**** DATA TO USE ****

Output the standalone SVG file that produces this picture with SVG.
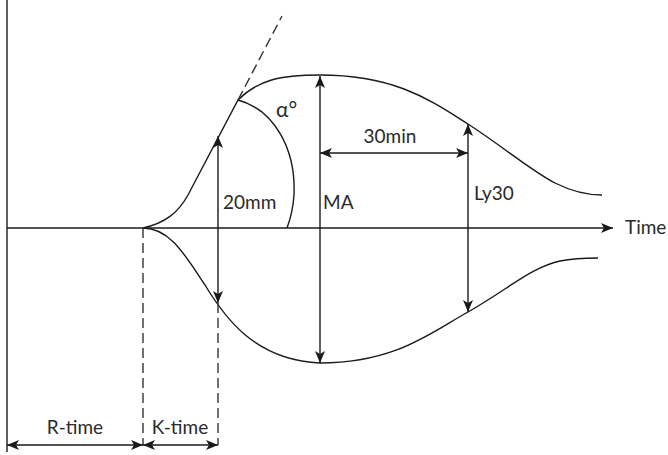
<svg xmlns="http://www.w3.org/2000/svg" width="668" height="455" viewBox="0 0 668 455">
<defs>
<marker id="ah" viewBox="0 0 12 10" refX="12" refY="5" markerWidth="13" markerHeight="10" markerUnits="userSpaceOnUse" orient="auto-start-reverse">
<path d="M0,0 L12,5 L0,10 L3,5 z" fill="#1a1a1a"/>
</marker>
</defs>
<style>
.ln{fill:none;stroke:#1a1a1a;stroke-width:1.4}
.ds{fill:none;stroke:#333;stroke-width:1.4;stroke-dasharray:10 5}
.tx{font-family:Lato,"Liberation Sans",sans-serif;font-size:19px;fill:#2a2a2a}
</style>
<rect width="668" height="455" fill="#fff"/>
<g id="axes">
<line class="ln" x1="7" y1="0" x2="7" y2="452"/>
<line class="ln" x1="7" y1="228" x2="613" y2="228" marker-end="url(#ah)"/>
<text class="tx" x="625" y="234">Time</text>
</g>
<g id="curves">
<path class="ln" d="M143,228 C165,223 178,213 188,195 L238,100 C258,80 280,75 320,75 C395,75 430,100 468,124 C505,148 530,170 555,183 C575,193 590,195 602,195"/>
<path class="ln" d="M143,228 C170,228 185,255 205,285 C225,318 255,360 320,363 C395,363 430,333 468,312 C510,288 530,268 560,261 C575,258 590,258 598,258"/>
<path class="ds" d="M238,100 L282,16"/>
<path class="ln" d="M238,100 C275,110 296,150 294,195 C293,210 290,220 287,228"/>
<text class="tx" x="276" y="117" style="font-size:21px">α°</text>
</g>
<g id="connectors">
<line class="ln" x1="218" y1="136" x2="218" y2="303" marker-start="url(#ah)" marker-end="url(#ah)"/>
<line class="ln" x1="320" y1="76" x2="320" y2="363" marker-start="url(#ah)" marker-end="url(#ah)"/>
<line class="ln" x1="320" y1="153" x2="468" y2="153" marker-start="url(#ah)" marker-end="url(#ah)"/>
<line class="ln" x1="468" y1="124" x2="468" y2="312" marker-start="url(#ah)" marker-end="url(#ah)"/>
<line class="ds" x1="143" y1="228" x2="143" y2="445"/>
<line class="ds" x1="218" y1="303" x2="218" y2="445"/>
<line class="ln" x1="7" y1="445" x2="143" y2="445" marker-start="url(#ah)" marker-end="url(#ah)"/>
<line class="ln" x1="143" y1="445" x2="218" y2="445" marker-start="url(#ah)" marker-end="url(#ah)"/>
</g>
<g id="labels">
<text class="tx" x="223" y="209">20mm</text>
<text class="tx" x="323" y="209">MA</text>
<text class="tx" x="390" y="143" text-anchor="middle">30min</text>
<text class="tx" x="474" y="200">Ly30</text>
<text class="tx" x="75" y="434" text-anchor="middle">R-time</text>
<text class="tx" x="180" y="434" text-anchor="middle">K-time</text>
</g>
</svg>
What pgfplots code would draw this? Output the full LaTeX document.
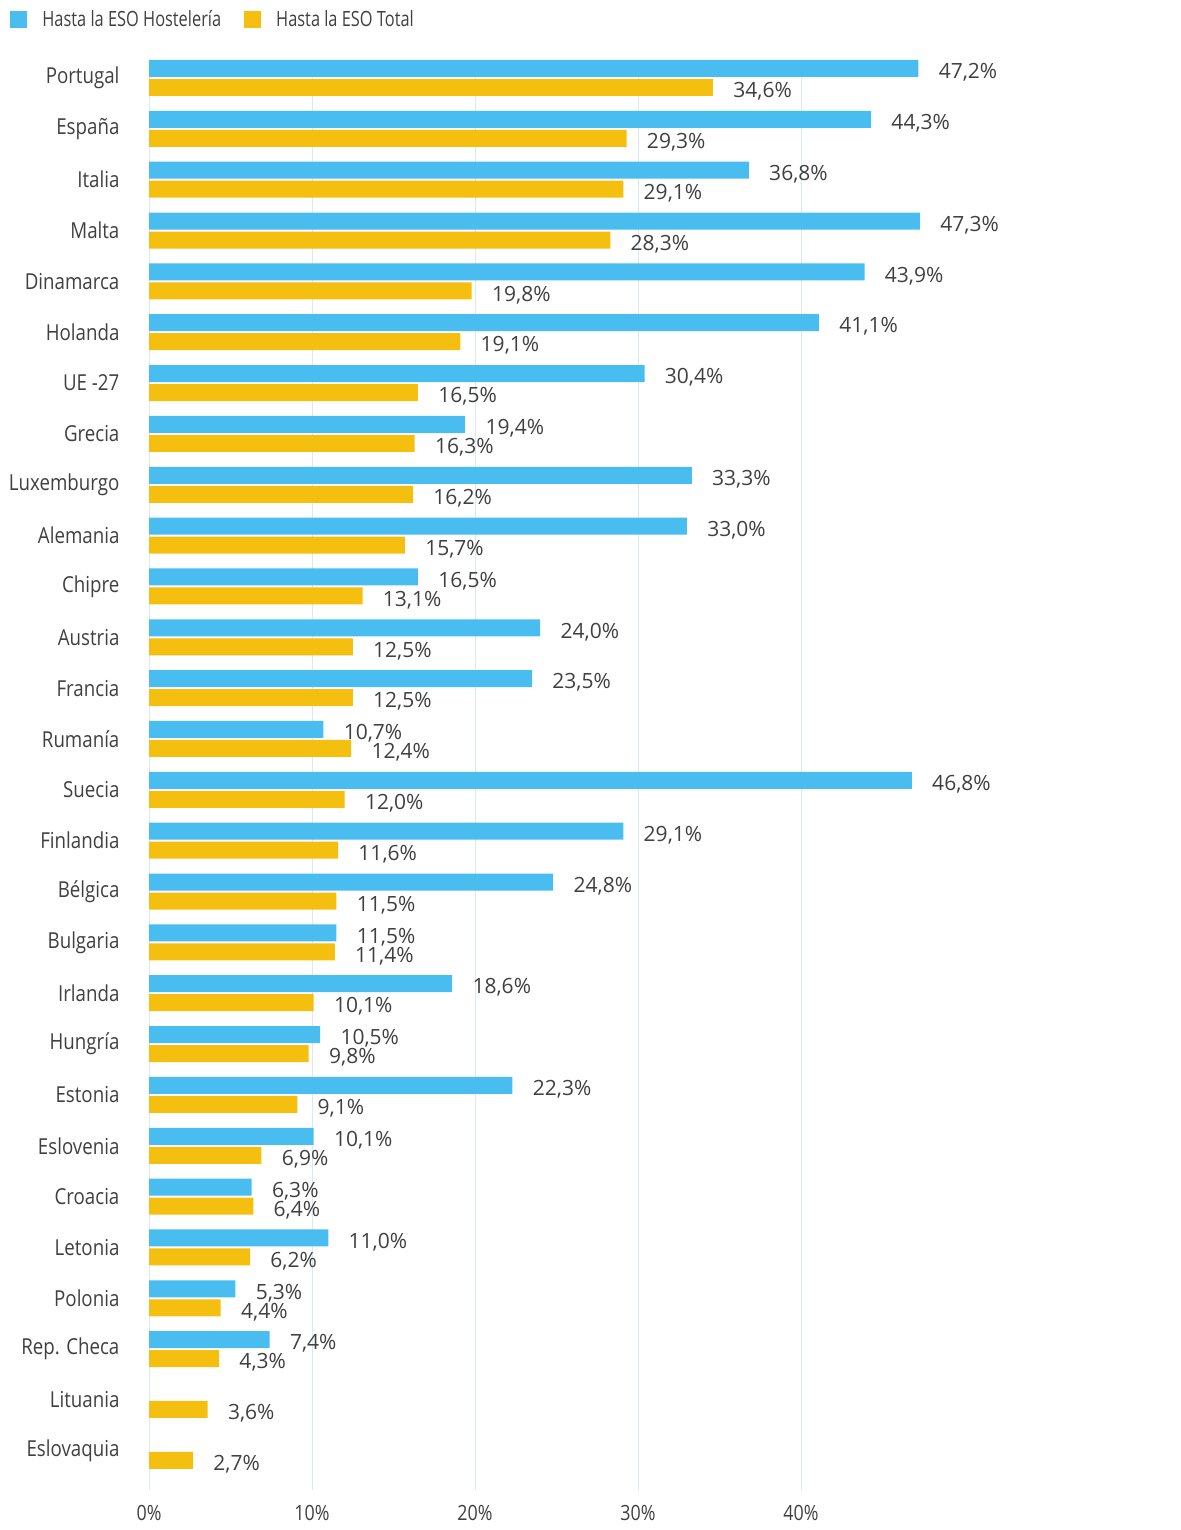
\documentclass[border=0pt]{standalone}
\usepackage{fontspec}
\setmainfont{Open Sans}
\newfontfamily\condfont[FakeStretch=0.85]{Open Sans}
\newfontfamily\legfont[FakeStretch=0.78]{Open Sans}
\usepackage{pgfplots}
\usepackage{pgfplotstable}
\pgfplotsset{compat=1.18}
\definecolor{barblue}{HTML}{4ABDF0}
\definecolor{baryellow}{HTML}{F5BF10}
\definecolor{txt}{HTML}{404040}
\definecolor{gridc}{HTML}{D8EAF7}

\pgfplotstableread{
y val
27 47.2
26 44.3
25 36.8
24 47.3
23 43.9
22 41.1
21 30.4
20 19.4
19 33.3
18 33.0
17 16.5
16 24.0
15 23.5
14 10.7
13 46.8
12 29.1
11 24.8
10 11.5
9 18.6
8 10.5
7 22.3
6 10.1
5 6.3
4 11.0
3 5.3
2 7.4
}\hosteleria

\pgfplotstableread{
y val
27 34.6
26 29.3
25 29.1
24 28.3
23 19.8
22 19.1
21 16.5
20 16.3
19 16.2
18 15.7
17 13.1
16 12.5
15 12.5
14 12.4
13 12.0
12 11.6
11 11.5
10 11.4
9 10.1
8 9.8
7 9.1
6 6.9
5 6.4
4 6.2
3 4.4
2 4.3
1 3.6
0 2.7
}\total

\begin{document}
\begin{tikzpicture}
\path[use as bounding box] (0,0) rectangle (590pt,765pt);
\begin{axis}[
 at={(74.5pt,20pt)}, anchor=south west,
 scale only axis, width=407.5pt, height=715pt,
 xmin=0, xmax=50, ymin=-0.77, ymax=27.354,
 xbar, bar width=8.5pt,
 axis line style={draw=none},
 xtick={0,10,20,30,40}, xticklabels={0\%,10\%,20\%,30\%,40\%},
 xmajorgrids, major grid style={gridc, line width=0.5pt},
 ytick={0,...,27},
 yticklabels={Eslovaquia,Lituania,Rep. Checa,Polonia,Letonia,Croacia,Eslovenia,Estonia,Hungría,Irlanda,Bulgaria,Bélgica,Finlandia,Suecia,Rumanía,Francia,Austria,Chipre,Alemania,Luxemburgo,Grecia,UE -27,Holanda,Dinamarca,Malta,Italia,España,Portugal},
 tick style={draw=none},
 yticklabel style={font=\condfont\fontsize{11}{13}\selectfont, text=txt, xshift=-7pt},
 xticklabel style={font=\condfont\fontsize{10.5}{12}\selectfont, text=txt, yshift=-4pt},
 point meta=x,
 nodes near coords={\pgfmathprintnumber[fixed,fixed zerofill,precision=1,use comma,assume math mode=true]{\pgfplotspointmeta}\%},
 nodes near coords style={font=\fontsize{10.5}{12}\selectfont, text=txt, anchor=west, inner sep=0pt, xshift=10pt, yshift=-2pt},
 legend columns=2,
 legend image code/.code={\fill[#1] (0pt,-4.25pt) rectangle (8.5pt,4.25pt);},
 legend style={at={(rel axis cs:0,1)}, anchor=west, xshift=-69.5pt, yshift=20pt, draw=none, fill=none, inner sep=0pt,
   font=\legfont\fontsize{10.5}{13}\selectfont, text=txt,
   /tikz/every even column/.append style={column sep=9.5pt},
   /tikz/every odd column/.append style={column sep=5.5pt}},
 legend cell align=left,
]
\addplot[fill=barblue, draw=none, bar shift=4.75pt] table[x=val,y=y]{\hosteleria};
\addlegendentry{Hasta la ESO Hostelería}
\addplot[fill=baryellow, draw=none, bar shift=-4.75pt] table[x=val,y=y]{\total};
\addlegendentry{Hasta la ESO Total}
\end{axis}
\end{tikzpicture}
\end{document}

****

WHAT IS EXPECTED: Working from the material above, transcribe it exactly while omitting pictures.

RESULT OF THIS TASK:
Output the standalone SVG file that produces this picture with SVG.
<svg xmlns="http://www.w3.org/2000/svg" width="668" height="455" viewBox="0 0 668 455">
<defs>
<marker id="ah" viewBox="0 0 12 10" refX="12" refY="5" markerWidth="13" markerHeight="10" markerUnits="userSpaceOnUse" orient="auto-start-reverse">
<path d="M0,0 L12,5 L0,10 L3,5 z" fill="#1a1a1a"/>
</marker>
</defs>
<style>
.ln{fill:none;stroke:#1a1a1a;stroke-width:1.4}
.ds{fill:none;stroke:#333;stroke-width:1.4;stroke-dasharray:10 5}
.tx{font-family:Lato,"Liberation Sans",sans-serif;font-size:19px;fill:#2a2a2a}
</style>
<rect width="668" height="455" fill="#fff"/>
<g id="axes">
<line class="ln" x1="7" y1="0" x2="7" y2="452"/>
<line class="ln" x1="7" y1="228" x2="613" y2="228" marker-end="url(#ah)"/>
<text class="tx" x="625" y="234">Time</text>
</g>
<g id="curves">
<path class="ln" d="M143,228 C165,223 178,213 188,195 L238,100 C258,80 280,75 320,75 C395,75 430,100 468,124 C505,148 530,170 555,183 C575,193 590,195 602,195"/>
<path class="ln" d="M143,228 C170,228 185,255 205,285 C225,318 255,360 320,363 C395,363 430,333 468,312 C510,288 530,268 560,261 C575,258 590,258 598,258"/>
<path class="ds" d="M238,100 L282,16"/>
<path class="ln" d="M238,100 C275,110 296,150 294,195 C293,210 290,220 287,228"/>
<text class="tx" x="276" y="117" style="font-size:21px">α°</text>
</g>
<g id="connectors">
<line class="ln" x1="218" y1="136" x2="218" y2="303" marker-start="url(#ah)" marker-end="url(#ah)"/>
<line class="ln" x1="320" y1="76" x2="320" y2="363" marker-start="url(#ah)" marker-end="url(#ah)"/>
<line class="ln" x1="320" y1="153" x2="468" y2="153" marker-start="url(#ah)" marker-end="url(#ah)"/>
<line class="ln" x1="468" y1="124" x2="468" y2="312" marker-start="url(#ah)" marker-end="url(#ah)"/>
<line class="ds" x1="143" y1="228" x2="143" y2="445"/>
<line class="ds" x1="218" y1="303" x2="218" y2="445"/>
<line class="ln" x1="7" y1="445" x2="143" y2="445" marker-start="url(#ah)" marker-end="url(#ah)"/>
<line class="ln" x1="143" y1="445" x2="218" y2="445" marker-start="url(#ah)" marker-end="url(#ah)"/>
</g>
<g id="labels">
<text class="tx" x="223" y="209">20mm</text>
<text class="tx" x="323" y="209">MA</text>
<text class="tx" x="390" y="143" text-anchor="middle">30min</text>
<text class="tx" x="474" y="200">Ly30</text>
<text class="tx" x="75" y="434" text-anchor="middle">R-time</text>
<text class="tx" x="180" y="434" text-anchor="middle">K-time</text>
</g>
</svg>
What pgfplots code would draw this? Output the full LaTeX document.
\documentclass[border=0pt]{standalone}
\usepackage{fontspec}
\setmainfont{Open Sans}
\newfontfamily\condfont[FakeStretch=0.85]{Open Sans}
\newfontfamily\legfont[FakeStretch=0.78]{Open Sans}
\usepackage{pgfplots}
\usepackage{pgfplotstable}
\pgfplotsset{compat=1.18}
\definecolor{barblue}{HTML}{4ABDF0}
\definecolor{baryellow}{HTML}{F5BF10}
\definecolor{txt}{HTML}{404040}
\definecolor{gridc}{HTML}{D8EAF7}

\pgfplotstableread{
y val
27 47.2
26 44.3
25 36.8
24 47.3
23 43.9
22 41.1
21 30.4
20 19.4
19 33.3
18 33.0
17 16.5
16 24.0
15 23.5
14 10.7
13 46.8
12 29.1
11 24.8
10 11.5
9 18.6
8 10.5
7 22.3
6 10.1
5 6.3
4 11.0
3 5.3
2 7.4
}\hosteleria

\pgfplotstableread{
y val
27 34.6
26 29.3
25 29.1
24 28.3
23 19.8
22 19.1
21 16.5
20 16.3
19 16.2
18 15.7
17 13.1
16 12.5
15 12.5
14 12.4
13 12.0
12 11.6
11 11.5
10 11.4
9 10.1
8 9.8
7 9.1
6 6.9
5 6.4
4 6.2
3 4.4
2 4.3
1 3.6
0 2.7
}\total

\begin{document}
\begin{tikzpicture}
\path[use as bounding box] (0,0) rectangle (590pt,765pt);
\begin{axis}[
 at={(74.5pt,20pt)}, anchor=south west,
 scale only axis, width=407.5pt, height=715pt,
 xmin=0, xmax=50, ymin=-0.77, ymax=27.354,
 xbar, bar width=8.5pt,
 axis line style={draw=none},
 xtick={0,10,20,30,40}, xticklabels={0\%,10\%,20\%,30\%,40\%},
 xmajorgrids, major grid style={gridc, line width=0.5pt},
 ytick={0,...,27},
 yticklabels={Eslovaquia,Lituania,Rep. Checa,Polonia,Letonia,Croacia,Eslovenia,Estonia,Hungría,Irlanda,Bulgaria,Bélgica,Finlandia,Suecia,Rumanía,Francia,Austria,Chipre,Alemania,Luxemburgo,Grecia,UE -27,Holanda,Dinamarca,Malta,Italia,España,Portugal},
 tick style={draw=none},
 yticklabel style={font=\condfont\fontsize{11}{13}\selectfont, text=txt, xshift=-7pt},
 xticklabel style={font=\condfont\fontsize{10.5}{12}\selectfont, text=txt, yshift=-4pt},
 point meta=x,
 nodes near coords={\pgfmathprintnumber[fixed,fixed zerofill,precision=1,use comma,assume math mode=true]{\pgfplotspointmeta}\%},
 nodes near coords style={font=\fontsize{10.5}{12}\selectfont, text=txt, anchor=west, inner sep=0pt, xshift=10pt, yshift=-2pt},
 legend columns=2,
 legend image code/.code={\fill[#1] (0pt,-4.25pt) rectangle (8.5pt,4.25pt);},
 legend style={at={(rel axis cs:0,1)}, anchor=west, xshift=-69.5pt, yshift=20pt, draw=none, fill=none, inner sep=0pt,
   font=\legfont\fontsize{10.5}{13}\selectfont, text=txt,
   /tikz/every even column/.append style={column sep=9.5pt},
   /tikz/every odd column/.append style={column sep=5.5pt}},
 legend cell align=left,
]
\addplot[fill=barblue, draw=none, bar shift=4.75pt] table[x=val,y=y]{\hosteleria};
\addlegendentry{Hasta la ESO Hostelería}
\addplot[fill=baryellow, draw=none, bar shift=-4.75pt] table[x=val,y=y]{\total};
\addlegendentry{Hasta la ESO Total}
\end{axis}
\end{tikzpicture}
\end{document}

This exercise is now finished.